Janice Atkinson for The Daily Mail
20th February 2012
My friend, former Tory MP Edwina Currie, left a struggling mother in tears live on the radio by saying she was in debt because she had ‘lived a very good life indeed’.
This has caused a furore about the rights and wrongs of living within one’s means. But Edwina is absolutely right, this woman should be living within her means.
The phone-in on Radio 5 Live came after research showed that more than 70 per cent of families are now financially ‘on the edge’.

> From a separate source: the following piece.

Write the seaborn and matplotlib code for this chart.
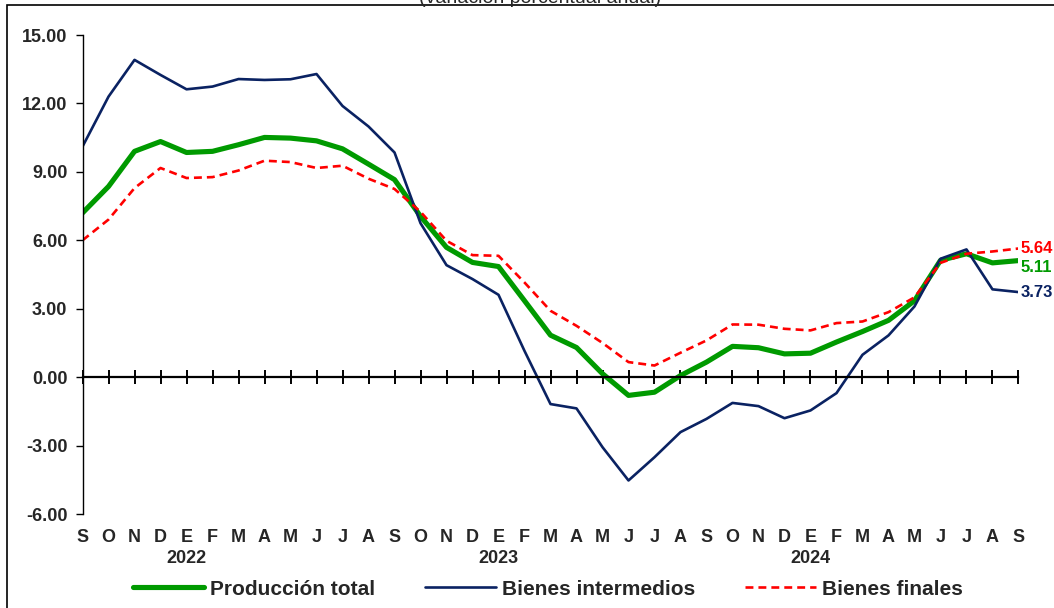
import matplotlib.pyplot as plt
import matplotlib.patches as mpatches
import pandas as pd
import seaborn as sns

# month initials (S-2021 .. S-2024) and year labels under January
months = ["S", "O", "N", "D", "E", "F", "M", "A", "M", "J", "J", "A"] * 3 + ["S"]
year_pos = [4, 16, 28]
year_labels = ["2022", "2023", "2024"]

# annual % change
total = [7.20, 8.36, 9.90, 10.33, 9.85, 9.90, 10.19, 10.51, 10.48, 10.36, 10.01, 9.34,
         8.66, 7.05, 5.69, 5.03, 4.85, 3.35, 1.84, 1.30, 0.15, -0.80, -0.66, 0.07,
         0.66, 1.35, 1.29, 1.02, 1.05, 1.54, 2.00, 2.49, 3.35, 5.12, 5.41, 5.01, 5.11]
intermedios = [10.11, 12.30, 13.91, 13.25, 12.62, 12.74, 13.07, 13.03, 13.06, 13.29, 11.89, 10.99,
               9.85, 6.75, 4.91, 4.30, 3.61, 1.15, -1.18, -1.37, -3.07, -4.53, -3.51, -2.41,
               -1.83, -1.13, -1.27, -1.80, -1.46, -0.70, 0.98, 1.83, 3.10, 5.19, 5.60, 3.85, 3.73]
finales = [6.00, 6.91, 8.29, 9.17, 8.73, 8.77, 9.06, 9.49, 9.43, 9.17, 9.27, 8.70,
           8.25, 7.25, 5.98, 5.35, 5.32, 4.15, 2.91, 2.25, 1.50, 0.66, 0.51, 1.07,
           1.61, 2.31, 2.30, 2.12, 2.05, 2.37, 2.44, 2.85, 3.50, 5.01, 5.41, 5.51, 5.64]

df = pd.DataFrame({"idx": range(len(months)), "total": total,
                   "intermedios": intermedios, "finales": finales})

GREEN = "#009A00"
NAVY = "#0A2262"
RED = "#FF0000"

sns.set_theme(style="white")
plt.rcParams["font.family"] = ["Liberation Sans", "DejaVu Sans"]

fig = plt.figure(figsize=(10.54, 6.08), dpi=100)
ax = fig.add_axes([0.0783, 0.1546, 0.888, 0.7878])

sns.lineplot(data=df, x="idx", y="total", ax=ax, color=GREEN, linewidth=3.7,
             label="Producción total")
sns.lineplot(data=df, x="idx", y="intermedios", ax=ax, color=NAVY, linewidth=1.9,
             label="Bienes intermedios")
sns.lineplot(data=df, x="idx", y="finales", ax=ax, color=RED, linewidth=1.9,
             linestyle=(0, (3, 1.9)), label="Bienes finales")

ax.set_xlim(0, 36)
ax.set_ylim(-6, 15)
ax.set_xlabel("")
ax.set_ylabel("")

# axes look
for s in ["top", "right"]:
    ax.spines[s].set_visible(False)
ax.spines["left"].set_color("black")
ax.spines["left"].set_linewidth(1.0)
ax.spines["bottom"].set_position(("data", 0))
ax.spines["bottom"].set_color("black")
ax.spines["bottom"].set_linewidth(1.6)

ax.set_xticks(df["idx"])
ax.tick_params(axis="x", direction="inout", length=10, width=1.4, color="black",
               labelbottom=False, bottom=True)
ax.set_yticks(range(-6, 16, 3))
ax.set_yticklabels([f"{v:.2f}" for v in range(-6, 16, 3)], fontweight="bold", fontsize=13)
ax.tick_params(axis="y", direction="out", length=5, width=1, color="black", pad=6, left=True)

xt = ax.get_xaxis_transform()
for i, m in enumerate(months):
    ax.text(i, -0.050, m, transform=xt, ha="center", va="center",
            fontweight="bold", fontsize=13)
for p, y in zip(year_pos, year_labels):
    ax.text(p, -0.092, y, transform=xt, ha="center", va="center",
            fontweight="bold", fontsize=13)

# end-of-series labels (kept small enough to stay inside the image)
last = len(months) - 1
for vals, col, dy in [(finales, RED, 0), (total, GREEN, -5), (intermedios, NAVY, 0)]:
    ax.annotate(f"{vals[-1]:.2f}", (last, vals[-1]), xytext=(1.5, dy),
                textcoords="offset points", color=col, fontweight="bold",
                fontsize=12, va="center", ha="left", annotation_clip=False)

handles, labels = ax.get_legend_handles_labels()
ax.get_legend().remove()
fig.legend(handles, labels, loc="center", bbox_to_anchor=(0.52, 0.031), ncol=3,
           frameon=False, prop={"weight": "bold", "size": 15}, handlelength=3.4,
           handletextpad=0.3, columnspacing=2.4)

# chart border (partly outside the image) and cut title
fig.add_artist(mpatches.Rectangle((7 / 1054, -0.2), 1.2, 0.2 + 1 - 5 / 608,
                                  transform=fig.transFigure, fill=False,
                                  edgecolor="black", linewidth=1.2, clip_on=False))
fig.text(0.512, 1 - 3 / 608, "(variación porcentual anual)", ha="center",
         va="baseline", fontsize=14)

fig.savefig("out.png", dpi=100)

Before the financial crisis a few of us involved in politics (I was a Conservative Parliamentary candidate) were warning that not only was the country in deep debt but that we had the highest consumer debt in the Western world. No one listened.
Blair and Brown carried on spending taxpayers’ money with gay abandonment and the UK’s credit industry made the US’s Fanny Mae and Freddie Mac look like benevolent charities. We were all wooed with tens of thousands of pounds of ready credit and our mortgage companies invited us to lend more. Credit was cheap and easy to get.
People were gorging on the good life, living way beyond their means with two to three holidays per year and a new car every couple of years.
School fees were paid on draw-down loans on the mortgage (this is a tiny minority I grant you but I know people that did), new kitchens were bought as were wardrobes of new clothes, the newest flat screen TV and other electronic toys; the children were indulged with the latest gadgets and £100 trainers while credit cards were maxed out.
Then one partner may have lost their job or had to give up work because of pregnancy and they found they couldn’t pay their bills.
Add to that the huge rise in petrol, utility costs – £120 extra in green taxes alone – the rising cost of food and having to pay off the credit cards. Credit then became hard to access and overdrafts restricted, hence the household credit crunch.
Campaign/pressure group Netmums has waded into the argument with its founder Sally Russell saying: ‘It’s shocking that seven in 10 families in the UK today are living on the edge of existence – but it’s a crisis that needs exposing. Mums shouldn’t be missing meals to feed their children or turning to loan sharks in modern Britain’.
Yes, it’s shocking Sally, but what are you exposing, other than gaining media airtime for yourself? I’m sure some families have turned to loan sharks because they have not lived within their means and their continuing access to credit lines have been cut off. And that is a tragedy.
But you dig beneath the surface of the headline grabbing and you will find that these families have for years been living the high life that most of us can only dream of.